→ The task
All of the listing below must be repeated word for word. Pictures are the only thing to omit.

→ Available data
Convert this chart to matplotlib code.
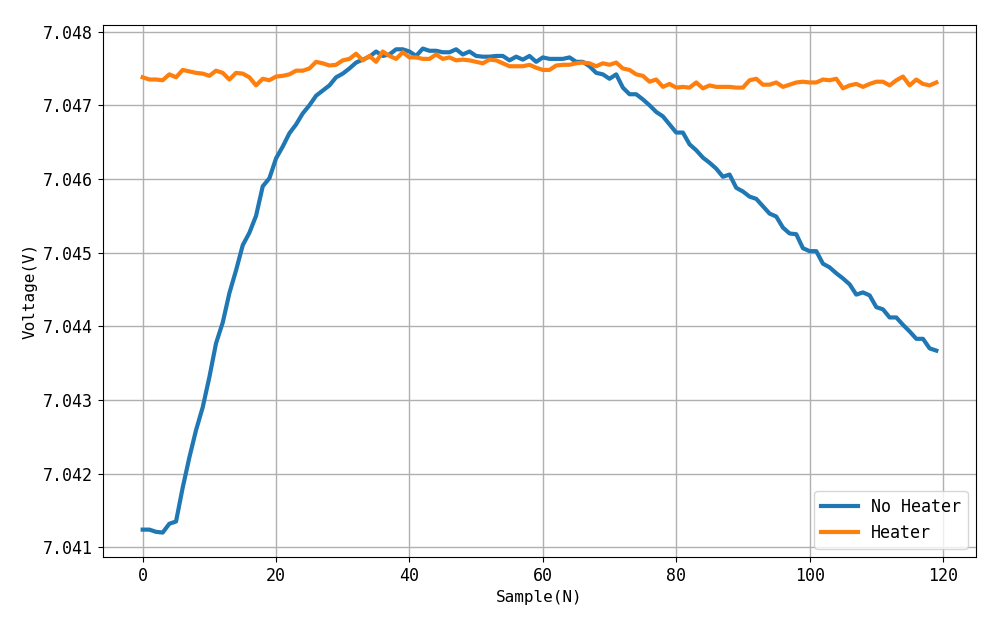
import matplotlib
matplotlib.use("Agg")
import matplotlib.pyplot as plt
from matplotlib.ticker import FormatStrFormatter

samples = list(range(120))

no_heater = [
    7.04124, 7.04124, 7.04121, 7.04120, 7.04132, 7.04135, 7.04181, 7.04222, 7.04259, 7.04290,
    7.04331, 7.04377, 7.04405, 7.04445, 7.04476, 7.04510, 7.04527, 7.04550, 7.04590, 7.04601,
    7.04628, 7.04644, 7.04662, 7.04674, 7.04689, 7.04700, 7.04713, 7.04720, 7.04727, 7.04738,
    7.04743, 7.04750, 7.04758, 7.04762, 7.04766, 7.04773, 7.04767, 7.04769, 7.04776, 7.04776,
    7.04773, 7.04767, 7.04777, 7.04774, 7.04774, 7.04772, 7.04772, 7.04776, 7.04769, 7.04773,
    7.04767, 7.04766, 7.04766, 7.04767, 7.04767, 7.04761, 7.04766, 7.04762, 7.04767, 7.04759,
    7.04765, 7.04763, 7.04763, 7.04763, 7.04765, 7.04759, 7.04759, 7.04753, 7.04744, 7.04742,
    7.04736, 7.04742, 7.04724, 7.04715, 7.04715, 7.04708, 7.04700, 7.04691, 7.04685, 7.04674,
    7.04663, 7.04663, 7.04647, 7.04639, 7.04629, 7.04622, 7.04614, 7.04603, 7.04606, 7.04588,
    7.04583, 7.04576, 7.04573, 7.04563, 7.04553, 7.04549, 7.04534, 7.04526, 7.04525, 7.04506,
    7.04502, 7.04502, 7.04485, 7.04480, 7.04472, 7.04465, 7.04457, 7.04443, 7.04446, 7.04442,
    7.04426, 7.04423, 7.04412, 7.04412, 7.04402, 7.04393, 7.04383, 7.04383, 7.04370, 7.04367,
]

heater = [
    7.04738, 7.04735, 7.04735, 7.04734, 7.04742, 7.04738, 7.04748, 7.04746, 7.04744, 7.04743,
    7.04740, 7.04747, 7.04744, 7.04735, 7.04744, 7.04743, 7.04738, 7.04727, 7.04736, 7.04734,
    7.04739, 7.04740, 7.04742, 7.04747, 7.04747, 7.04750, 7.04759, 7.04757, 7.04754, 7.04755,
    7.04761, 7.04763, 7.04770, 7.04761, 7.04767, 7.04759, 7.04773, 7.04767, 7.04763, 7.04772,
    7.04765, 7.04765, 7.04763, 7.04763, 7.04769, 7.04763, 7.04765, 7.04761, 7.04762, 7.04761,
    7.04759, 7.04757, 7.04762, 7.04761, 7.04757, 7.04753, 7.04753, 7.04753, 7.04755, 7.04751,
    7.04748, 7.04748, 7.04754, 7.04755, 7.04755, 7.04757, 7.04758, 7.04757, 7.04753, 7.04757,
    7.04755, 7.04758, 7.04750, 7.04748, 7.04742, 7.04740, 7.04732, 7.04735, 7.04725, 7.04729,
    7.04724, 7.04725, 7.04724, 7.04731, 7.04723, 7.04727, 7.04725, 7.04725, 7.04725, 7.04724,
    7.04724, 7.04734, 7.04736, 7.04728, 7.04728, 7.04731, 7.04725, 7.04728, 7.04731, 7.04732,
    7.04731, 7.04731, 7.04735, 7.04734, 7.04736, 7.04723, 7.04727, 7.04729, 7.04725, 7.04729,
    7.04732, 7.04732, 7.04727, 7.04734, 7.04739, 7.04727, 7.04735, 7.04729, 7.04727, 7.04731,
]

series_labels = ["No Heater", "Heater"]
x_label = "Sample(N)"
y_label = "Voltage(V)"
x_ticks = [0, 20, 40, 60, 80, 100, 120]
y_ticks = [7.041, 7.042, 7.043, 7.044, 7.045, 7.046, 7.047, 7.048]

plt.rcParams['font.family'] = ['DejaVu Sans Mono', 'DejaVu Sans']

fig = plt.figure(figsize=(10, 6.25), dpi=100)
ax = fig.add_axes([0.103, 0.109, 0.873, 0.851])

ax.plot(samples, no_heater, color='#1f77b4', linewidth=3, label=series_labels[0])
ax.plot(samples, heater, color='#ff7f0e', linewidth=3, label=series_labels[1])

ax.set_xticks(x_ticks)
ax.set_yticks(y_ticks)
ax.yaxis.set_major_formatter(FormatStrFormatter('%.3f'))
ax.set_ylim(7.04087, 7.04809)
ax.set_xlim(-5.95, 124.95)
ax.tick_params(labelsize=12)
ax.grid(True, color='#b0b0b0', linewidth=1)
ax.set_axisbelow(True)
ax.set_xlabel(x_label, fontsize=11.5)
ax.set_ylabel(y_label, fontsize=11.5)
ax.legend(loc='lower right', fontsize=12, handlelength=2.2)

fig.savefig("out.png", dpi=100)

→ Solution to this exercise
Convert this chart to matplotlib code.
import matplotlib
matplotlib.use("Agg")
import matplotlib.pyplot as plt
from matplotlib.ticker import FormatStrFormatter

samples = list(range(120))

no_heater = [
    7.04124, 7.04124, 7.04121, 7.04120, 7.04132, 7.04135, 7.04181, 7.04222, 7.04259, 7.04290,
    7.04331, 7.04377, 7.04405, 7.04445, 7.04476, 7.04510, 7.04527, 7.04550, 7.04590, 7.04601,
    7.04628, 7.04644, 7.04662, 7.04674, 7.04689, 7.04700, 7.04713, 7.04720, 7.04727, 7.04738,
    7.04743, 7.04750, 7.04758, 7.04762, 7.04766, 7.04773, 7.04767, 7.04769, 7.04776, 7.04776,
    7.04773, 7.04767, 7.04777, 7.04774, 7.04774, 7.04772, 7.04772, 7.04776, 7.04769, 7.04773,
    7.04767, 7.04766, 7.04766, 7.04767, 7.04767, 7.04761, 7.04766, 7.04762, 7.04767, 7.04759,
    7.04765, 7.04763, 7.04763, 7.04763, 7.04765, 7.04759, 7.04759, 7.04753, 7.04744, 7.04742,
    7.04736, 7.04742, 7.04724, 7.04715, 7.04715, 7.04708, 7.04700, 7.04691, 7.04685, 7.04674,
    7.04663, 7.04663, 7.04647, 7.04639, 7.04629, 7.04622, 7.04614, 7.04603, 7.04606, 7.04588,
    7.04583, 7.04576, 7.04573, 7.04563, 7.04553, 7.04549, 7.04534, 7.04526, 7.04525, 7.04506,
    7.04502, 7.04502, 7.04485, 7.04480, 7.04472, 7.04465, 7.04457, 7.04443, 7.04446, 7.04442,
    7.04426, 7.04423, 7.04412, 7.04412, 7.04402, 7.04393, 7.04383, 7.04383, 7.04370, 7.04367,
]

heater = [
    7.04738, 7.04735, 7.04735, 7.04734, 7.04742, 7.04738, 7.04748, 7.04746, 7.04744, 7.04743,
    7.04740, 7.04747, 7.04744, 7.04735, 7.04744, 7.04743, 7.04738, 7.04727, 7.04736, 7.04734,
    7.04739, 7.04740, 7.04742, 7.04747, 7.04747, 7.04750, 7.04759, 7.04757, 7.04754, 7.04755,
    7.04761, 7.04763, 7.04770, 7.04761, 7.04767, 7.04759, 7.04773, 7.04767, 7.04763, 7.04772,
    7.04765, 7.04765, 7.04763, 7.04763, 7.04769, 7.04763, 7.04765, 7.04761, 7.04762, 7.04761,
    7.04759, 7.04757, 7.04762, 7.04761, 7.04757, 7.04753, 7.04753, 7.04753, 7.04755, 7.04751,
    7.04748, 7.04748, 7.04754, 7.04755, 7.04755, 7.04757, 7.04758, 7.04757, 7.04753, 7.04757,
    7.04755, 7.04758, 7.04750, 7.04748, 7.04742, 7.04740, 7.04732, 7.04735, 7.04725, 7.04729,
    7.04724, 7.04725, 7.04724, 7.04731, 7.04723, 7.04727, 7.04725, 7.04725, 7.04725, 7.04724,
    7.04724, 7.04734, 7.04736, 7.04728, 7.04728, 7.04731, 7.04725, 7.04728, 7.04731, 7.04732,
    7.04731, 7.04731, 7.04735, 7.04734, 7.04736, 7.04723, 7.04727, 7.04729, 7.04725, 7.04729,
    7.04732, 7.04732, 7.04727, 7.04734, 7.04739, 7.04727, 7.04735, 7.04729, 7.04727, 7.04731,
]

series_labels = ["No Heater", "Heater"]
x_label = "Sample(N)"
y_label = "Voltage(V)"
x_ticks = [0, 20, 40, 60, 80, 100, 120]
y_ticks = [7.041, 7.042, 7.043, 7.044, 7.045, 7.046, 7.047, 7.048]

plt.rcParams['font.family'] = ['DejaVu Sans Mono', 'DejaVu Sans']

fig = plt.figure(figsize=(10, 6.25), dpi=100)
ax = fig.add_axes([0.103, 0.109, 0.873, 0.851])

ax.plot(samples, no_heater, color='#1f77b4', linewidth=3, label=series_labels[0])
ax.plot(samples, heater, color='#ff7f0e', linewidth=3, label=series_labels[1])

ax.set_xticks(x_ticks)
ax.set_yticks(y_ticks)
ax.yaxis.set_major_formatter(FormatStrFormatter('%.3f'))
ax.set_ylim(7.04087, 7.04809)
ax.set_xlim(-5.95, 124.95)
ax.tick_params(labelsize=12)
ax.grid(True, color='#b0b0b0', linewidth=1)
ax.set_axisbelow(True)
ax.set_xlabel(x_label, fontsize=11.5)
ax.set_ylabel(y_label, fontsize=11.5)
ax.legend(loc='lower right', fontsize=12, handlelength=2.2)

fig.savefig("out.png", dpi=100)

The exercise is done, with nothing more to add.